▸ **Problem details**
Your task is to gather the lines below that hold the string "this".

===== Data provided

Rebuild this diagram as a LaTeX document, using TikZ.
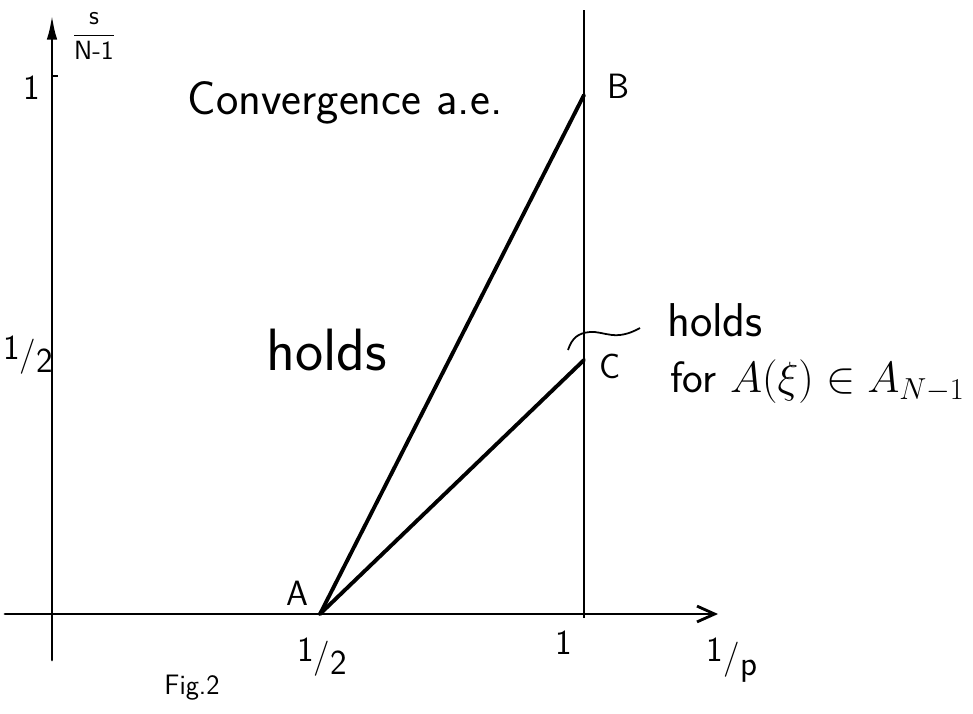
\documentclass[tikz,border=0pt]{standalone}
\usepackage{tikz}
\usetikzlibrary{arrows.meta}

\newcommand{\slfrac}[2]{\raisebox{0.45ex}{#1}/\raisebox{-0.45ex}{#2}}

\tikzset{
  axis/.style={line width=1.6pt, line cap=round},
  ray/.style={line width=2.2pt, line cap=round},
  lbl/.style={font=\sffamily\fontsize{20}{24}\selectfont, inner sep=1pt},
  region/.style={font=\sffamily\fontsize{24}{28}\selectfont, inner sep=1pt}
}

\begin{document}
\begin{tikzpicture}[x=0.02cm, y=-0.02cm]
  \useasboundingbox (0,0) rectangle (973,713);
  % points
  \coordinate (O) at (52,614);
  \coordinate (ytop) at (52,15);
  \coordinate (ybot) at (52,660);
  \coordinate (xleft) at (5,614);
  \coordinate (xright) at (718,614);
  \coordinate (A) at (320,614);
  \coordinate (B) at (584,95);
  \coordinate (C) at (584,360);
  \coordinate (vtop) at (584,10);
  \coordinate (vbot) at (584,618);
  % axes
  \draw[axis, -{Latex[length=14pt, width=6pt]}] (ybot) -- (ytop);
  \draw[axis, -{Straight Barb[length=10pt, width=9pt, line width=1.6pt]}] (xleft) -- (xright);
  \draw[line width=1.1pt] (vbot) -- (vtop);
  \draw[line width=1pt] (52,76) -- (58,76);
  % rays from A
  \draw[ray] (A) -- (B);
  \draw[ray] (A) -- (C);
  % brace
  \draw[line width=1pt] (568,350) .. controls (572,338) and (578,333) .. (590,332)
    .. controls (605,331) and (615,342) .. (640,328);
  % labels
  \node[lbl] (la) at (297,593) {A};
  \node[lbl] (lb) at (618,86) {B};
  \node[lbl] (lc) at (610,366) {C};
  \node[lbl] (y1) at (32,88) {1};
  \node[lbl] (yhalf) at (28,355) {\slfrac{1}{2}};
  \node[lbl] (xhalf) at (322,657) {\slfrac{1}{2}};
  \node[lbl] (x1) at (564,643) {1};
  \node[lbl] (xp) at (732,660) {\slfrac{1}{p}};
  \node[lbl, font=\sffamily\fontsize{15}{18}\selectfont] (yname) at (94,36)
    {$\displaystyle\frac{\textsf{s}}{\textsf{N-1}}$};
  \node[region, font=\sffamily\fontsize{27}{32}\selectfont] (conv) at (345,103) {Convergence a.e.};
  \node[region, font=\sffamily\fontsize{34}{40}\selectfont] (holds) at (327,350) {holds};
  \node[region, font=\sffamily\fontsize{27}{32}\selectfont, anchor=west] (holdsr) at (665,320) {holds};
  \node[region, font=\sffamily\fontsize{25}{30}\selectfont, anchor=west] (forA) at (668,382) {for $A(\xi)\in A_{N-1}$};
  \node[lbl, font=\sffamily\fontsize{16}{19}\selectfont] (fig) at (192,688) {Fig.2};
\end{tikzpicture}
\end{document}
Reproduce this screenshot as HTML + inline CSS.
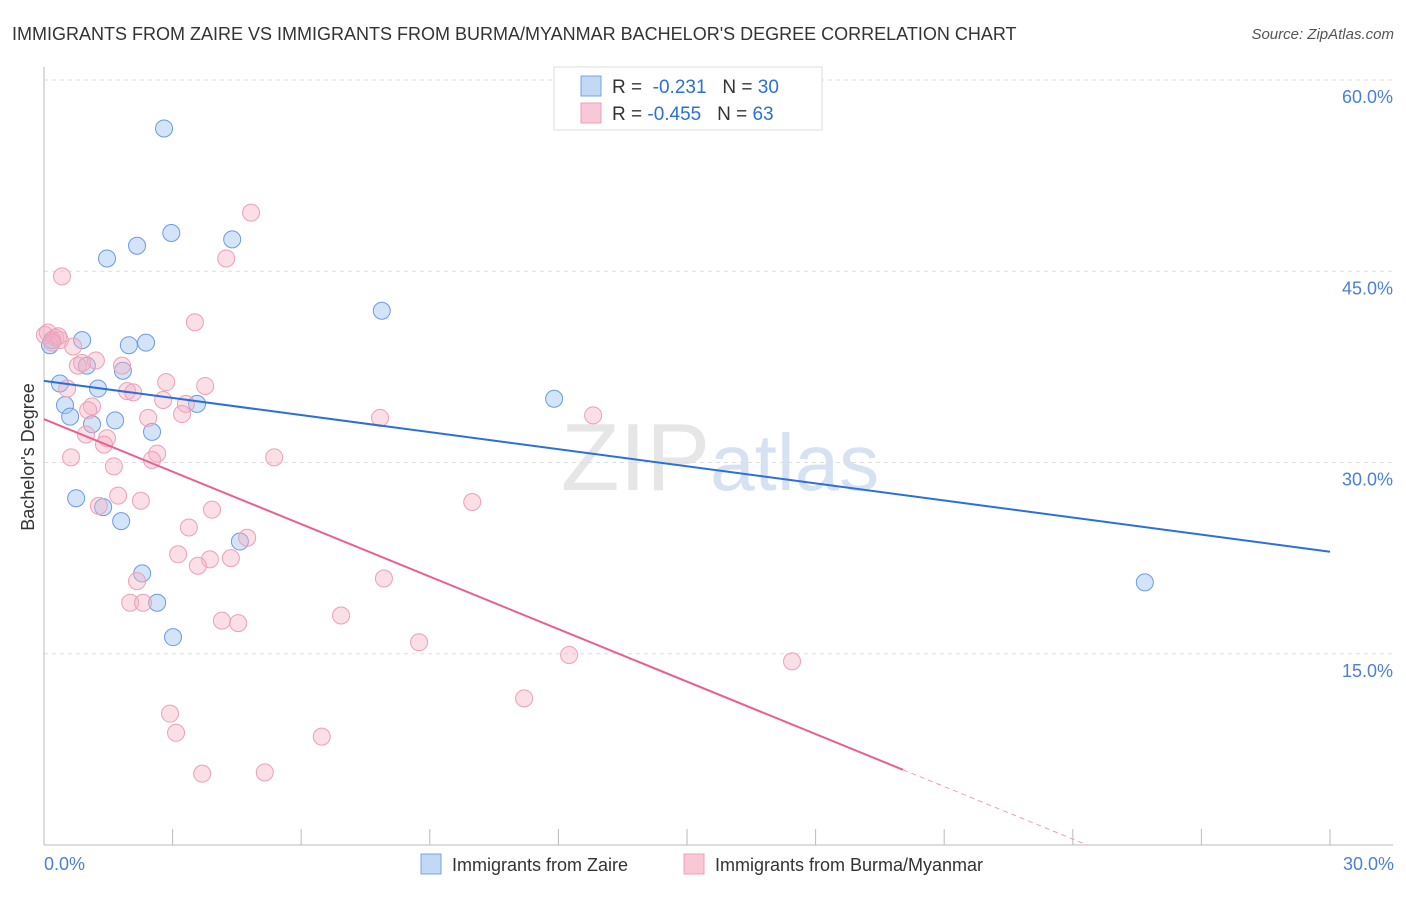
<!DOCTYPE html>
<html><head><meta charset="utf-8"><style>
body{margin:0;background:#fff;font-family:"Liberation Sans",sans-serif;}
svg text{font-family:"Liberation Sans",sans-serif;}
</style></head><body>
<svg id="c" width="1406" height="892">
<text x="12" y="40" font-size="18" fill="#333">IMMIGRANTS FROM ZAIRE VS IMMIGRANTS FROM BURMA/MYANMAR BACHELOR'S DEGREE CORRELATION CHART</text>
<text x="1394" y="39" font-size="15" fill="#555" font-style="italic" text-anchor="end">Source: ZipAtlas.com</text>
<text x="720" y="490" font-size="96" fill="#e6e6e6" text-anchor="middle" font-family="Liberation Serif">ZIP<tspan fill="#d6e2f2" font-family="Liberation Sans" font-size="80">atlas</tspan></text>
<g id="grid"></g><g id="axes"></g><g id="pts"></g><g id="lines"></g>
<text transform="translate(34,457) rotate(-90)" font-size="18" fill="#333" text-anchor="middle">Bachelor's Degree</text>
<text x="44" y="870" font-size="18" fill="#4a80d8">0.0%</text>
<text x="1394" y="870" font-size="18" fill="#4a80d8" text-anchor="end">30.0%</text>
<g>
<rect x="554" y="67" width="268" height="63" fill="#fff" stroke="#ddd"/>
<rect x="581" y="76" width="20" height="20" fill="#c2d8f5" stroke="#7aa5e0"/>
<rect x="581" y="103" width="20" height="20" fill="#f9c8d6" stroke="#eca0b8"/>
<text x="612" y="93" font-size="19" fill="#333">R = <tspan fill="#2a70d8">&#160;-0.231</tspan>&#160;&#160;&#160;N = <tspan fill="#2a70d8">30</tspan></text>
<text x="612" y="120" font-size="19" fill="#333">R = <tspan fill="#2a70d8">-0.455</tspan>&#160;&#160;&#160;N = <tspan fill="#2a70d8">63</tspan></text>
</g>
<g>
<rect x="421" y="854" width="20" height="20" fill="#c2d8f5" stroke="#7aa5e0"/>
<text x="452" y="871" font-size="18" fill="#333">Immigrants from Zaire</text>
<rect x="684" y="854" width="20" height="20" fill="#f9c8d6" stroke="#eca0b8"/>
<text x="715" y="871" font-size="18" fill="#333">Immigrants from Burma/Myanmar</text>
</g>
</svg>
<script>
const yTicks=[15,30,45,60];
const yTickLabels=["15.0%","30.0%","45.0%","60.0%"];
const xTicks=[0,3,6,9,12,15,18,21,24,27,30];
const zaireX=[2.8,2.97,4.39,2.17,1.47,7.88,0.89,2.38,1.98,0.19,0.14,1.0,1.84,0.37,1.26,0.49,3.57,0.61,1.66,1.12,2.52,11.9,0.75,1.38,1.8,4.57,2.29,2.64,3.01,25.68];
const zaireY=[56.2,48.0,47.5,47.0,46.0,41.9,39.6,39.4,39.2,39.6,39.2,37.6,37.2,36.2,35.8,34.5,34.6,33.6,33.3,33.0,32.4,35.0,27.2,26.5,25.4,23.8,21.3,19.0,16.3,20.6];
const burmaX=[4.83,0.42,4.25,3.52,0.02,0.26,0.09,0.37,0.68,1.21,0.79,0.89,1.82,0.54,2.85,3.76,1.94,2.08,2.78,3.31,1.12,1.03,3.22,2.43,7.84,12.81,0.98,1.47,1.4,2.64,2.52,0.63,5.37,1.63,1.73,2.26,1.28,3.92,9.99,3.38,4.74,3.13,4.36,3.87,3.59,7.93,2.17,2.01,2.31,6.93,4.15,4.53,8.75,12.25,17.45,11.2,2.94,3.08,6.48,3.69,5.15,0.33,0.19];
const burmaY=[49.6,44.6,46.0,41.0,40.0,39.8,40.2,39.6,39.1,38.0,37.6,37.8,37.6,35.8,36.3,36.0,35.6,35.5,34.9,34.6,34.4,34.1,33.8,33.5,33.5,33.7,32.2,31.9,31.4,30.7,30.2,30.4,30.4,29.7,27.4,27.0,26.6,26.3,26.9,24.9,24.1,22.8,22.5,22.4,21.9,20.9,20.7,19.0,19.0,18.0,17.6,17.4,15.9,14.9,14.4,11.5,10.3,8.8,8.5,5.6,5.7,39.9,39.4];
const zaireTrend=[36.4,23.0];
const burmaTrend=[33.4,5.9,20.04];
const X=v=>44+v/30*1286, Y=v=>845-v/60*765;
const NS="http://www.w3.org/2000/svg";
function mk(t,a,p){const e=document.createElementNS(NS,t);for(const k in a)e.setAttribute(k,a[k]);p.appendChild(e);return e;}
const grid=document.getElementById('grid'),axes=document.getElementById('axes'),pts=document.getElementById('pts'),lines=document.getElementById('lines');
yTicks.forEach((t,i)=>{
 const l=mk('line',{x1:44,x2:1393,y1:Y(t),y2:Y(t),stroke:'#ddd','stroke-dasharray':'4,4'},grid);
 
 
 const tx=mk('text',{x:1393,y:Y(t)+23,'font-size':18,fill:'#4a80d8','text-anchor':'end'},grid);
 tx.textContent=yTickLabels[i];
 
 
});
const ya=mk('line',{x1:44,x2:44,y1:67,y2:845,stroke:'#bbb'},axes);


const xa=mk('line',{x1:44,x2:1393,y1:845,y2:845,stroke:'#bbb'},axes);


xTicks.forEach(t=>{
 const l=mk('line',{x1:X(t),x2:X(t),y1:829,y2:845,stroke:'#bbb'},axes);
 
 
});
zaireX.forEach((x,i)=>{
 const c=mk('circle',{cx:X(x),cy:Y(zaireY[i]),r:8.5,fill:'rgba(160,195,240,0.45)',stroke:'#6b9be0','stroke-width':1},pts);
 
 
});
burmaX.forEach((x,i)=>{
 const c=mk('circle',{cx:X(x),cy:Y(burmaY[i]),r:8.5,fill:'rgba(245,175,195,0.4)',stroke:'#eca0b8','stroke-width':1},pts);
 
 
});
const bl=mk('line',{x1:X(0),y1:Y(zaireTrend[0]),x2:X(30),y2:Y(zaireTrend[1]),stroke:'#2a70d8','stroke-width':2},lines);


const slope=(burmaTrend[1]-burmaTrend[0])/burmaTrend[2];
const zx=-burmaTrend[0]/slope;
const pl=mk('line',{x1:X(0),y1:Y(burmaTrend[0]),x2:X(burmaTrend[2]),y2:Y(burmaTrend[1]),stroke:'#e8608f','stroke-width':2},lines);


const pd=mk('line',{x1:X(burmaTrend[2]),y1:Y(burmaTrend[1]),x2:X(zx),y2:Y(0),stroke:'#e8a0b8','stroke-width':1,'stroke-dasharray':'5,4'},lines);


</script>
</body></html>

==========

▸ **Full answer**
Rebuild this diagram as a LaTeX document, using TikZ.
Reproduce this screenshot as HTML + inline CSS.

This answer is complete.